The police chief battling cybercriminals from Russia and Ukraine | Technology | The Guardian:
"Last Christmas Ian Dyson got a call from his bank. Was he really in a Travelodge, ordering takeaway pizzas? No, was his answer, he was at home with his family. Like millions of others, Dyson had fallen victim to card fraudsters stealing from his account. But Dyson is not like everyone else – he is the commissioner of the City of London police, with the job of protecting not just London but the whole country from fraud. And the depressing reality is, like so many other frauds, the criminals got away with it.
Dyson is disarmingly honest about the explosion in online fraud and cybercrime, and what realistically the police can do about it. “Every month Action Fraud [the national fraud reporting service] receives 40,000 reports, half a million a year, and we know from the ONS stats that’s only a small percentage of what is going on. There were 3.8 million frauds and two million cyber offences. You cannot enforce your way out of this. It’s physically impossible.”

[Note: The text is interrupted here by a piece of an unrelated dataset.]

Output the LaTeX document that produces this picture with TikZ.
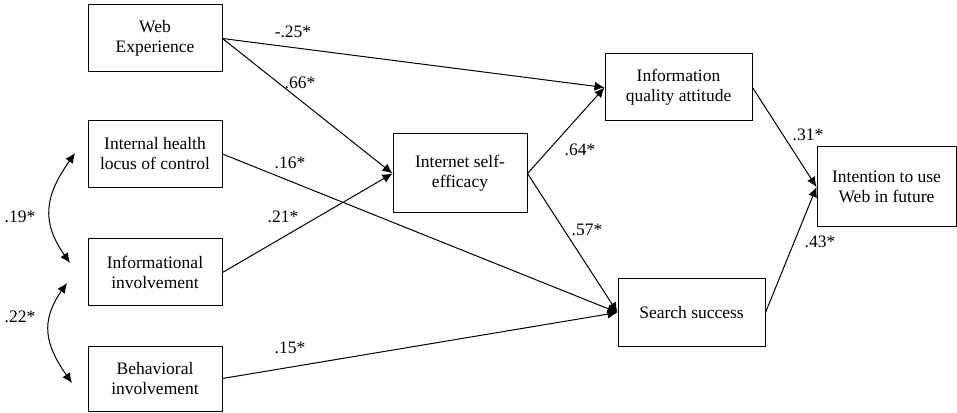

It’s partly because the perpetrators are abroad, with around half of all cybercrimes reported to Action Fraud originating overseas, says Dyson, citing Indian call centres and Russian and Ukrainian websites. The City of London police have a specialist officer permanently stationed in Wall Street, and worked with the Spanish police to swoop on 110 conmen operating a “boiler room” fraud targeting elderly investors."